Furthermore, as shown below for a dataset with one million data points, Omnislash outcompetes its rivals (in computing time) by a factor of five to ten.
The outcome is that Omnislash is able to generate groups of synonyms from my list of words in around 20 minutes, rather than 5 hours. A few examples of “synonym” groups (i.e. words which appear in the same context) based on the Google news word vector are shown below. The data are generated from text extracted from Google’s news article dataset. The first synonym group shows words which are associated with climate and ecology. The second synonym group is a list of reporter names.

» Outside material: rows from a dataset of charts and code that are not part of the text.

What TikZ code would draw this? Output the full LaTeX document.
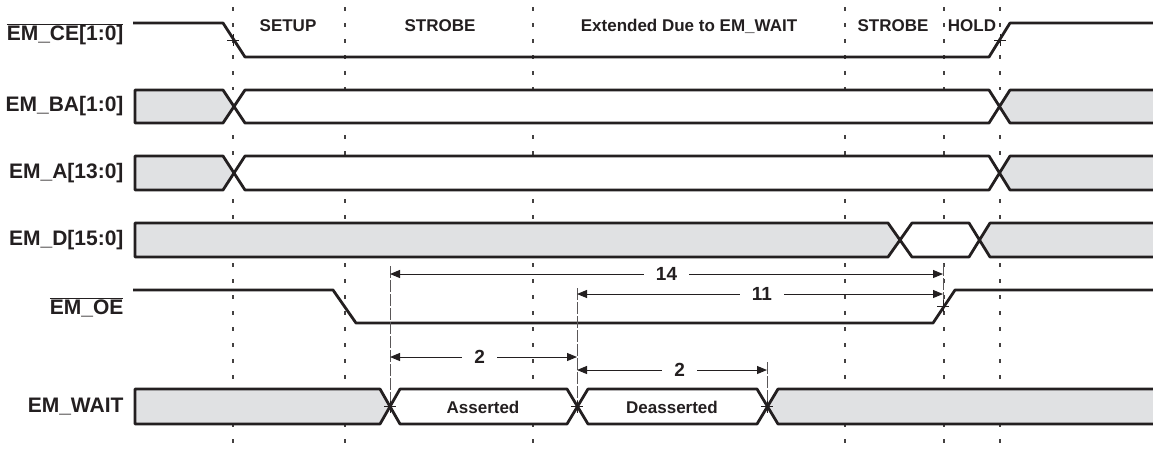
\documentclass[tikz,border=0pt]{standalone}
\usepackage{fontspec}
\setmainfont{Liberation Sans}
\usetikzlibrary{arrows.meta}
\definecolor{ink}{HTML}{231F20}
\definecolor{busgrey}{HTML}{E0E1E3}

\begin{document}
\begin{tikzpicture}[x=1pt, y=-1pt,
  wave/.style={line width=2.8pt, line join=round, draw=ink},
  gridline/.style={line width=1.2pt, draw=ink!85, dash pattern=on 4pt off 12pt},
  extline/.style={line width=0.7pt, draw=ink!75, dash pattern=on 12pt off 2pt},
  dim/.style={line width=1pt, draw=ink, {Triangle[length=10pt,width=8pt]}-{Triangle[length=10pt,width=8pt]}},
  dimlabel/.style={fill=white, inner xsep=12pt, inner ysep=1pt, font=\fontsize{19}{21}\selectfont\bfseries, text=ink},
  signame/.style={anchor=east, font=\fontsize{21}{23}\selectfont\bfseries, text=ink},
  phase/.style={font=\fontsize{17}{19}\selectfont\bfseries, text=ink},
  tick/.style={line width=0.8pt, draw=ink}]
\useasboundingbox (0,0) rectangle (1153,456);

% time grid
\foreach \x in {233,345,533,845,944,1000}
  \draw[gridline] (\x,7) -- (\x,452);

% phase labels
\node[phase] (setup) at (288,26) {SETUP};
\node[phase] (strobe1) at (440,26) {STROBE};
\node[phase] (extended) at (689,26) {Extended Due to EM\_WAIT};
\node[phase] (strobe2) at (893,26) {STROBE};
\node[phase] (hold) at (972,26) {HOLD};

% signal names
\node[signame] (ce) at (127,34) {$\overline{\mbox{EM\_CE[1:0]}}$};
\node[signame] (ba) at (127,106.5) {EM\_BA[1:0]};
\node[signame] (addr) at (127,173) {EM\_A[13:0]};
\node[signame] (data) at (127,240) {EM\_D[15:0]};
\node[signame] (oe) at (127,307) {$\overline{\mbox{EM\_OE}}$};
\node[signame] (wait) at (127,406.5) {EM\_WAIT};

% chip enable
\draw[wave] (133,23) -- (223,23) -- (245,57) -- (989,57) -- (1010,23) -- (1153,23);
\coordinate (cefall) at (233,40);
\coordinate (cerise) at (1000,40);

% bank and address busses
\foreach \t/\m/\b in {90/106.5/123, 156/173/190} {
  \fill[white] (135,\t) rectangle (1153,\b);
  \fill[busgrey] (135,\t) -- (223,\t) -- (233,\m) -- (223,\b) -- (135,\b) -- cycle;
  \fill[busgrey] (1153,\t) -- (1010,\t) -- (1000,\m) -- (1010,\b) -- (1153,\b) -- cycle;
  \draw[wave] (1153,\t) -- (1010,\t) -- (989,\b) -- (245,\b) -- (223,\t) -- (135,\t)
    -- (135,\b) -- (223,\b) -- (245,\t) -- (989,\t) -- (1010,\b) -- (1153,\b);
}

% data bus
\fill[white] (135,223) rectangle (1153,257);
\fill[busgrey] (135,223) -- (888,223) -- (900,240) -- (888,257) -- (135,257) -- cycle;
\fill[busgrey] (1153,223) -- (990,223) -- (978,240) -- (990,257) -- (1153,257) -- cycle;
\draw[wave] (1153,223) -- (990,223) -- (969,257) -- (912,257) -- (888,223) -- (135,223)
  -- (135,257) -- (888,257) -- (912,223) -- (969,223) -- (990,257) -- (1153,257);

% output enable
\draw[wave] (133,290) -- (333,290) -- (356,323) -- (933,323) -- (955,290) -- (1153,290);
\coordinate (oerise) at (943,306);

% wait
\fill[white] (135,389) rectangle (1153,424);
\fill[busgrey] (135,389) -- (380,389) -- (390,406.5) -- (380,424) -- (135,424) -- cycle;
\fill[busgrey] (1153,389) -- (778,389) -- (767,406.5) -- (778,424) -- (1153,424) -- cycle;
\draw[wave] (1153,389) -- (778,389) -- (757,424) -- (588,424) -- (567,389) -- (400,389)
  -- (380,424) -- (135,424) -- (135,389) -- (380,389) -- (400,424) -- (567,424)
  -- (588,389) -- (757,389) -- (778,424) -- (1153,424);
\node[phase] (asserted) at (483,407) {Asserted};
\node[phase] (deasserted) at (672,407) {Deasserted};
\coordinate (wasrt) at (390,406.5);
\coordinate (wdeas) at (577,406.5);
\coordinate (wend) at (767,406.5);

% extension lines
\coordinate (e14a) at (390,274);
\coordinate (e14b) at (943,274);
\coordinate (e11a) at (577,294);
\coordinate (e11b) at (943,294);
\coordinate (e2a) at (390,357);
\coordinate (e2b) at (577,357);
\coordinate (e2c) at (577,370);
\coordinate (e2d) at (767,370);
\draw[extline] (390,266) -- (wasrt);
\draw[extline] (577,288) -- (wdeas);
\draw[extline] (767,362) -- (wend);
\draw[extline] (943,264) -- (oerise);

% crossing marks
\foreach \c in {cefall,cerise,oerise,wasrt,wdeas,wend}
  \draw[tick] (\c) ++(-6,0) -- ++(12,0) (\c) ++(0,-6) -- ++(0,12);

% timing arrows
\draw[dim] (e14a) -- node[dimlabel] (n14) {14} (e14b);
\draw[dim] (e11a) -- node[dimlabel, pos=0.505] (n11) {11} (e11b);
\draw[dim] (e2a) -- node[dimlabel, pos=0.48] (n2a) {2} (e2b);
\draw[dim] (e2c) -- node[dimlabel, pos=0.54] (n2b) {2} (e2d);
\end{tikzpicture}
\end{document}
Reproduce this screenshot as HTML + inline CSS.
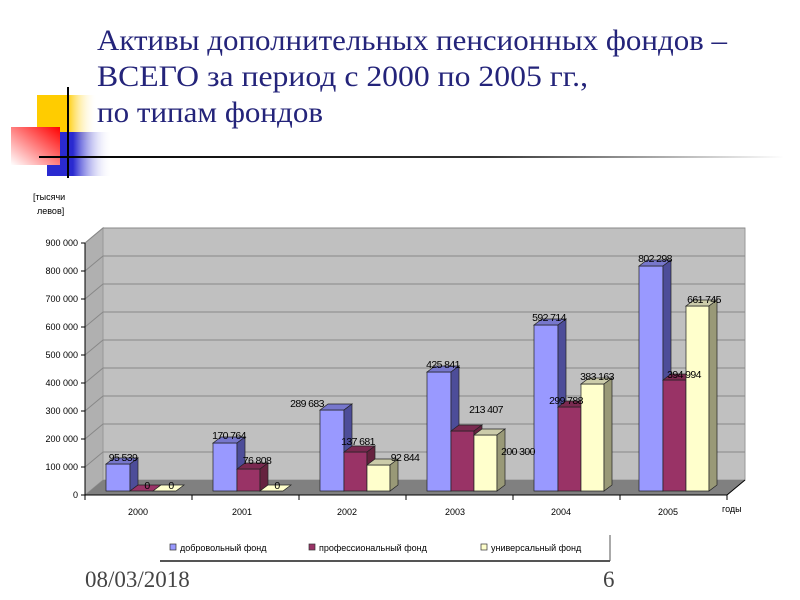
<!DOCTYPE html>
<html><head><meta charset="utf-8"><style>
body{margin:0;background:#fff;width:800px;height:600px;overflow:hidden}
svg{display:block}
.t{font-family:"Liberation Serif","DejaVu Serif",serif;fill:#24247a;font-size:30px}
.s{font-family:"Liberation Sans","DejaVu Sans",sans-serif;font-size:9px;fill:#000}
.l{font-family:"Liberation Sans","DejaVu Sans",sans-serif;font-size:10.5px;fill:#000;text-anchor:middle;letter-spacing:-0.6px}
</style></head><body>
<svg width="800" height="600" viewBox="0 0 800 600">
<defs>
<linearGradient id="yg" x1="0" x2="1"><stop offset="0.5" stop-color="#ffcc00"/><stop offset="1" stop-color="#fff" stop-opacity="0"/></linearGradient>
<linearGradient id="bg" x1="0" x2="1"><stop offset="0.4" stop-color="#2a2ad0"/><stop offset="1" stop-color="#fff" stop-opacity="0"/></linearGradient>
<linearGradient id="rg" x1="1" x2="0" y1="0" y2="1"><stop offset="0" stop-color="#ff0000"/><stop offset="1" stop-color="#fff"/></linearGradient>
<linearGradient id="lg" x1="0" x2="1"><stop offset="0" stop-color="#000"/><stop offset="0.6" stop-color="#333"/><stop offset="1" stop-color="#fff"/></linearGradient>
</defs>
<rect x="37" y="95" width="60" height="45" fill="url(#yg)"/>
<rect x="47" y="132" width="65" height="44" fill="url(#bg)"/>
<rect x="11" y="127" width="49" height="38" fill="url(#rg)"/>
<line x1="68" y1="87" x2="68" y2="178" stroke="#000" stroke-width="2"/>
<rect x="39" y="156" width="745" height="2" fill="url(#lg)"/>
<text class="t" x="97" y="50" textLength="630" lengthAdjust="spacingAndGlyphs">Активы дополнительных пенсионных фондов –</text>
<text class="t" x="97" y="86" textLength="491" lengthAdjust="spacingAndGlyphs">ВСЕГО за период с 2000 по 2005 гг.,</text>
<text class="t" x="97" y="122" textLength="226" lengthAdjust="spacingAndGlyphs">по типам фондов</text>

<text class="s" x="33" y="200">[тысячи</text>
<text class="s" x="37" y="214">левов]</text>

<polygon points="103,228 745,228 745,480 103,480" fill="#c0c0c0" stroke="#999"/>
<polygon points="85,243 103,228 103,480 85,495" fill="#b0b0b0" stroke="#999"/>
<polygon points="85,495 103,480 745,480 727,495" fill="#808080"/>
<g stroke="#888" stroke-width="1">
<polyline points="85,467 103,452 745,452" fill="none"/>
<polyline points="85,439 103,424 745,424" fill="none"/>
<polyline points="85,411 103,396 745,396" fill="none"/>
<polyline points="85,383 103,368 745,368" fill="none"/>
<polyline points="85,355 103,340 745,340" fill="none"/>
<polyline points="85,327 103,312 745,312" fill="none"/>
<polyline points="85,299 103,284 745,284" fill="none"/>
<polyline points="85,271 103,256 745,256" fill="none"/>
<polyline points="85,243 103,228 745,228" fill="none"/>
</g>
<g stroke="#000" stroke-width="1">
<line x1="85" y1="243" x2="85" y2="495"/>
<line x1="85" y1="495" x2="727" y2="495"/>
<line x1="727" y1="495" x2="745" y2="480"/>
<line x1="81" y1="495" x2="85" y2="495"/><line x1="81" y1="467" x2="85" y2="467"/><line x1="81" y1="439" x2="85" y2="439"/><line x1="81" y1="411" x2="85" y2="411"/><line x1="81" y1="383" x2="85" y2="383"/><line x1="81" y1="355" x2="85" y2="355"/><line x1="81" y1="327" x2="85" y2="327"/><line x1="81" y1="299" x2="85" y2="299"/><line x1="81" y1="271" x2="85" y2="271"/><line x1="81" y1="243" x2="85" y2="243"/>
<line x1="85" y1="495" x2="85" y2="500"/><line x1="192" y1="495" x2="192" y2="500"/><line x1="299" y1="495" x2="299" y2="500"/><line x1="406" y1="495" x2="406" y2="500"/><line x1="513" y1="495" x2="513" y2="500"/><line x1="620" y1="495" x2="620" y2="500"/><line x1="727" y1="495" x2="727" y2="500"/>
</g>
<g class="s" text-anchor="end">
<text x="78" y="498">0</text><text x="78" y="470">100 000</text><text x="78" y="442">200 000</text><text x="78" y="414">300 000</text><text x="78" y="386">400 000</text><text x="78" y="358">500 000</text><text x="78" y="330">600 000</text><text x="78" y="302">700 000</text><text x="78" y="274">800 000</text><text x="78" y="246">900 000</text>
</g>
<g class="s" text-anchor="middle">
<text x="138" y="515">2000</text><text x="242" y="515">2001</text><text x="347" y="515">2002</text><text x="455" y="515">2003</text><text x="561" y="515">2004</text><text x="668" y="515">2005</text>
</g>
<text class="s" x="722" y="512">годы</text>

<g stroke="#222" stroke-width="0.7">
<rect x="106" y="464" width="24" height="27" fill="#9999ff"/><polygon points="106,464 114,458 138,458 130,464" fill="#7777cc"/><polygon points="130,464 138,458 138,485 130,491" fill="#4d4d99"/>
<polygon points="130,491 138,485 161,485 153,491" fill="#993366"/>
<polygon points="153,491 161,485 184,485 176,491" fill="#ffffcc"/>
<rect x="213" y="443" width="24" height="48" fill="#9999ff"/><polygon points="213,443 221,437 245,437 237,443" fill="#7777cc"/><polygon points="237,443 245,437 245,485 237,491" fill="#4d4d99"/>
<rect x="237" y="469" width="23" height="22" fill="#993366"/><polygon points="237,469 245,463 268,463 260,469" fill="#7a2950"/><polygon points="260,469 268,463 268,485 260,491" fill="#66223f"/>
<polygon points="260,491 268,485 291,485 283,491" fill="#ffffcc"/>
<rect x="320" y="410" width="24" height="81" fill="#9999ff"/><polygon points="320,410 328,404 352,404 344,410" fill="#7777cc"/><polygon points="344,410 352,404 352,485 344,491" fill="#4d4d99"/>
<rect x="344" y="452" width="23" height="39" fill="#993366"/><polygon points="344,452 352,446 375,446 367,452" fill="#7a2950"/><polygon points="367,452 375,446 375,485 367,491" fill="#66223f"/>
<rect x="367" y="465" width="23" height="26" fill="#ffffcc"/><polygon points="367,465 375,459 398,459 390,465" fill="#ccccaa"/><polygon points="390,465 398,459 398,485 390,491" fill="#999977"/>
<rect x="427" y="372" width="24" height="119" fill="#9999ff"/><polygon points="427,372 435,366 459,366 451,372" fill="#7777cc"/><polygon points="451,372 459,366 459,485 451,491" fill="#4d4d99"/>
<rect x="451" y="431" width="23" height="60" fill="#993366"/><polygon points="451,431 459,425 482,425 474,431" fill="#7a2950"/><polygon points="474,431 482,425 482,485 474,491" fill="#66223f"/>
<rect x="474" y="435" width="23" height="56" fill="#ffffcc"/><polygon points="474,435 482,429 505,429 497,435" fill="#ccccaa"/><polygon points="497,435 505,429 505,485 497,491" fill="#999977"/>
<rect x="534" y="325" width="24" height="166" fill="#9999ff"/><polygon points="534,325 542,319 566,319 558,325" fill="#7777cc"/><polygon points="558,325 566,319 566,485 558,491" fill="#4d4d99"/>
<rect x="558" y="407" width="23" height="84" fill="#993366"/><polygon points="558,407 566,401 589,401 581,407" fill="#7a2950"/><polygon points="581,407 589,401 589,485 581,491" fill="#66223f"/>
<rect x="581" y="384" width="23" height="107" fill="#ffffcc"/><polygon points="581,384 589,378 612,378 604,384" fill="#ccccaa"/><polygon points="604,384 612,378 612,485 604,491" fill="#999977"/>
<rect x="639" y="266" width="24" height="225" fill="#9999ff"/><polygon points="639,266 647,260 671,260 663,266" fill="#7777cc"/><polygon points="663,266 671,260 671,485 663,491" fill="#4d4d99"/>
<rect x="663" y="380" width="23" height="111" fill="#993366"/><polygon points="663,380 671,374 694,374 686,380" fill="#7a2950"/><polygon points="686,380 694,374 694,485 686,491" fill="#66223f"/>
<rect x="686" y="306" width="23" height="185" fill="#ffffcc"/><polygon points="686,306 694,300 717,300 709,306" fill="#ccccaa"/><polygon points="709,306 717,300 717,485 709,491" fill="#999977"/>
</g>
<g class="l">
<text x="123" y="461">95 539</text><text x="147" y="489">0</text><text x="171" y="489">0</text>
<text x="229" y="439">170 764</text><text x="257" y="464">76 808</text><text x="277" y="489">0</text>
<text x="307" y="407">289 683</text><text x="358" y="445">137 681</text><text x="405" y="461">92 844</text>
<text x="443" y="368">425 841</text><text x="486" y="413">213 407</text><text x="518" y="455">200 300</text>
<text x="549" y="321">592 714</text><text x="566" y="404">299 788</text><text x="597" y="380">383 163</text>
<text x="655" y="262">802 298</text><text x="684" y="378">394 994</text><text x="704" y="303">661 745</text>
</g>

<rect x="160" y="535" width="450" height="25" fill="#fff"/>
<line x1="610" y1="535" x2="610" y2="561" stroke="#555"/>
<line x1="160" y1="561" x2="610" y2="561" stroke="#555" stroke-width="2"/>
<rect x="170" y="544" width="6" height="6" fill="#9999ff" stroke="#333" stroke-width="0.7"/>
<text class="s" x="180" y="551">добровольный фонд</text>
<rect x="309" y="544" width="6" height="6" fill="#993366" stroke="#333" stroke-width="0.7"/>
<text class="s" x="319" y="551">професcиональный фонд</text>
<rect x="481" y="544" width="6" height="6" fill="#ffffcc" stroke="#333" stroke-width="0.7"/>
<text class="s" x="491" y="551">универсальный фонд</text>

<text x="85" y="587" style="font-family:'Liberation Serif',serif;font-size:23px;fill:#444">08/03/2018</text>
<text x="603" y="587" style="font-family:'Liberation Serif',serif;font-size:23px;fill:#444">6</text>
</svg>
</body></html>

The third group shows words associated with violent events.
Impacts, shortages, worrying, poses, predicting, encountered, predicts, spike, concludes, telephone_interview, measuring, comparing, contamination, forecasting, catastrophic, analyzing, alarming, measurements, researching, responds, susceptible, examines, unstable, feasible, outbreaks, geography, earthquakes, pinpoint, alarmed, culprit, meteorologist, air_pollution, collisions, Geological_Survey, panicked, worrisome, underestimated, detecting, underestimate, estimating, unreliable, currents, iceberg, plausible
By_LINDA_DEUTSCH, By_TOM_HAYS, MATT_APUZZO, By_DEVLIN_BARRETT, By_JILL_LAWLESS, By_PETE_YOST, By_GILLIAN_FLACCUS, HEBERT, By_IBRAHIM_BARZAK, By_GREG_BLUESTEIN, SCHMID, DAVID_B._CARUSO, By_JOHN_HEILPRIN, LOZANO, By_DAVID_STRINGER, QASSIM_ABDUL_ZAHRA, By_JOAN_LOWY, By_ROBERT_H., By_COLLEEN_LONG, By_HAMZA_HENDAWI, By_MIKE_BAKER, By_MATT_MOORE, By_VERENA_DOBNIK, SATTER, By_ALAN_FRAM, By_NICOLE_WINFIELD, By_MIKE_SCHNEIDER, By_NASSER_KARIMI, By_BRIAN_SKOLOFF, By_MATTHEW_DALY, By_DON_THOMPSON, By_LARRY_MARGASAK, By_JASON_STRAZIUSO, By_LISA_LEFF
Found_Dead, Plane_Crash, Police_Investigate, Soldier_Killed, Soldiers_Killed, Suspect_Arrested, Woman_Dies, Apartment_Fire, Bus_Crash, Shot_Dead, Woman_Arrested, Fatal_Shooting, Face_Charges, Bomb_Threat, Rescued_From, Recovering_From, Suicide_Bomber_Kills, Undergo, Helicopter_Crash, Chase_Ends, Arrests_Made, Bomb_Kills, Upheld, Teen_Arrested, Car_Bomb_Kills, Gunmen_Kill, Bridge_Collapse, Murder_Charges, Relief_Efforts, Troops_Killed
So I’ve demonstrated what Omnislash is capable of doing, but there are more avenues to explore. Inspired by the work of others, particularly by Spotify’s Annoy algorithm, I would like to implement a forest-like implementation, which takes random projections in order for the clustering procedure to be a little less rough. For example, if you take another look at the GIF at the top of the blog you’ll see some obviously misclustered points which (I speculate) would easily be tidied up with this type of implementation.
The direct applications of this are quite varied. As well as generating groups of synonyms (which can have applications in different types of analysis as well as aiding the search engines we are developing), we’ll also be able to detect large numbers of similar documents. Both of these applications will have a direct impact on our work with the Robert Woods Johnson Foundation and on EURITO. If you have any applications which you think would be suitable to your work, then please go ahead and let me know how you get on!